Improving Generalization from Randomized Trials for Policy Purposes
Larry V. Hedges, Ph.D.
Randomized trials provide the gold standard of internal validity for making causal inferences about the effects of interventions. However, randomized trials are seldom conducted using probability samples that might provide the same gold standard of generalizability (external validity). I will discuss methods to quantify and improve the generalizability of findings from randomized trials conducted to inform policy and illustrate these ideas with the FIRST trial. I will begin by formalizing some subjective notions of generalizability in terms of estimating average treatment effects in well-defined inference populations.
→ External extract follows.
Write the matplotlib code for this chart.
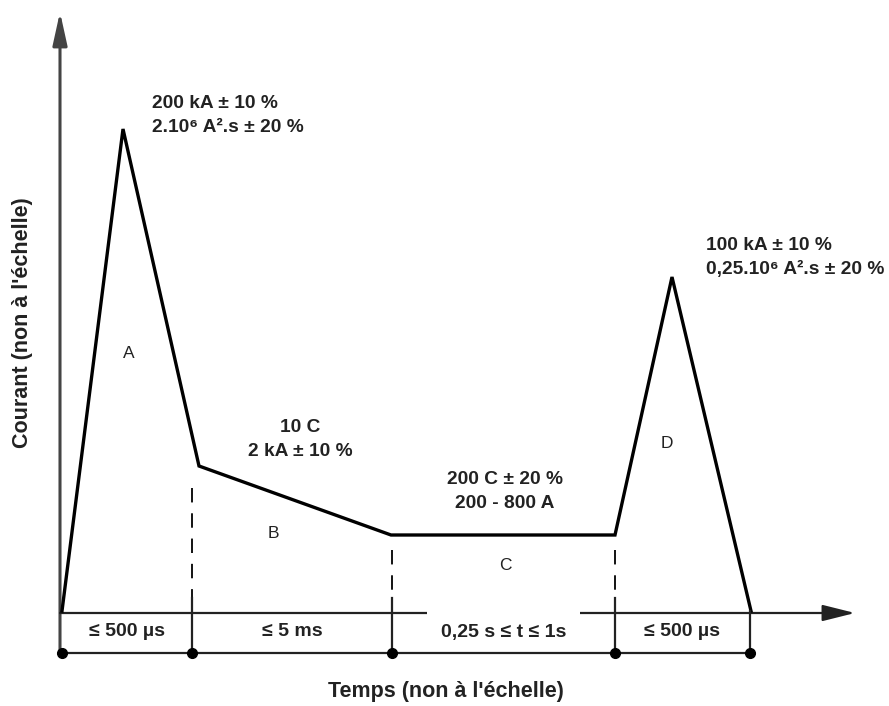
import matplotlib.pyplot as plt

plt.rcParams['font.family'] = ['Liberation Sans', 'DejaVu Sans']

# waveform (schematic units, not to scale)
wave_t = [2, 63, 139, 331, 555, 612, 691]
wave_i = [2, 484, 147, 78, 78, 336, 2]

# phase boundaries on the time axis
bounds_t = [2, 132, 332, 555, 690]
phase_names = ['A', 'B', 'C', 'D']
phase_name_t = [69, 213, 445, 607]
phase_name_i = [260, 80, 48, 170]
durations = ['≤ 500 µs', '≤ 5 ms', '0,25 s ≤ t ≤ 1s', '≤ 500 µs']

# specs written next to each phase
spec_lines = [
    ['200 kA ± 10 %', '2.10⁶ A².s ± 20 %'],
    ['10 C', '2 kA ± 10 %'],
    ['200 C ± 20 %', '200 - 800 A'],
    ['100 kA ± 10 %', '0,25.10⁶ A².s ± 20 %'],
]
spec_t = [92, 240, 445, 646]
spec_i = [510, 186, 134, 368]
spec_ha = ['left', 'center', 'center', 'left']

fig = plt.figure(figsize=(8.89, 7.06), dpi=100)
ax = fig.add_axes([0, 0, 1, 1])
ax.set_xlim(-60, 829)
ax.set_ylim(-93, 613)
ax.axis('off')

# axes with arrows
ax.annotate('', xy=(0, 601), xytext=(0, -40), zorder=2,
            arrowprops=dict(arrowstyle='-|>,head_length=1.0,head_width=0.22',
                            color='#444444', lw=2.2, mutation_scale=20,
                            shrinkA=0, shrinkB=0))
ax.annotate('', xy=(795, 0), xytext=(0, 0), zorder=2,
            arrowprops=dict(arrowstyle='-|>,head_length=1.0,head_width=0.25',
                            color='#222222', lw=1.6, mutation_scale=20,
                            shrinkA=0, shrinkB=0))

# current waveform
ax.plot(wave_t, wave_i, color='black', lw=2.4, solid_joinstyle='miter', zorder=4)

# dashed separators between phases
dash_top = [125, 63, 63]
for t, top in zip(bounds_t[1:4], dash_top):
    ax.plot([t, t], [top, 15], color='black', lw=1.3, ls=(0, (8, 6)))

# dimension line with ticks and dots
ax.plot([bounds_t[0], bounds_t[-1]], [-40, -40], color='#222222', lw=1.6, zorder=4)
for t in bounds_t[1:]:
    ax.plot([t, t], [15 if t != bounds_t[-1] else 2, -40], color='#222222', lw=1.6, zorder=4)
ax.plot(bounds_t, [-40] * len(bounds_t), 'o', color='black', ms=7, zorder=5)

for k, label in enumerate(durations):
    mid = (bounds_t[k] + bounds_t[k + 1]) / 2
    bbox = dict(boxstyle='square,pad=0.72', facecolor='white', edgecolor='none') if k == 2 else None
    ax.text(mid, -19, label, ha='center', va='center', fontsize=14,
            fontweight='bold', color='#222222', bbox=bbox, zorder=3)

for name, t, i in zip(phase_names, phase_name_t, phase_name_i):
    ax.text(t, i, name, ha='center', va='center', fontsize=12.5, color='#222222')

for lines, t, i, ha in zip(spec_lines, spec_t, spec_i, spec_ha):
    for n, line in enumerate(lines):
        ax.text(t, i - n * 24, line, ha=ha, va='center', fontsize=13.8,
                fontweight='bold', color='#222222')

ax.text(386, -79, "Temps (non à l'échelle)", ha='center', va='center',
        fontsize=15.5, fontweight='bold', color='#222222')
ax.text(-37, 290, "Courant (non à l'échelle)", ha='center', va='center',
        rotation=90, fontsize=15.5, fontweight='bold', color='#222222')

fig.savefig('out.png', dpi=100)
The problem is to use a study sample to estimate parameters of the distribution of treatment effects (e.g., the average treatment effect) in an inference population. When study samples are not probability samples, the inference process relies on matching the study sample to the inference population on a potentially large number of covariates that are related to variation in treatment effects. I outline methods that can, under definable assumptions, yield estimates of the population average treatment effects are unbiased (or nearly so) with a standard error depends largely on how well the study sample matches the inference population. If the standard error is reasonably small, the study sample yields generalizable effects, but if it is large (or even infinite, as it can be) the evidence in the study sample has little or no generalizability to the inference population. I use the Flexibility In duty hour Requirements for Surgical Trainees (FIRST) trial to illustrate the use of these ideas.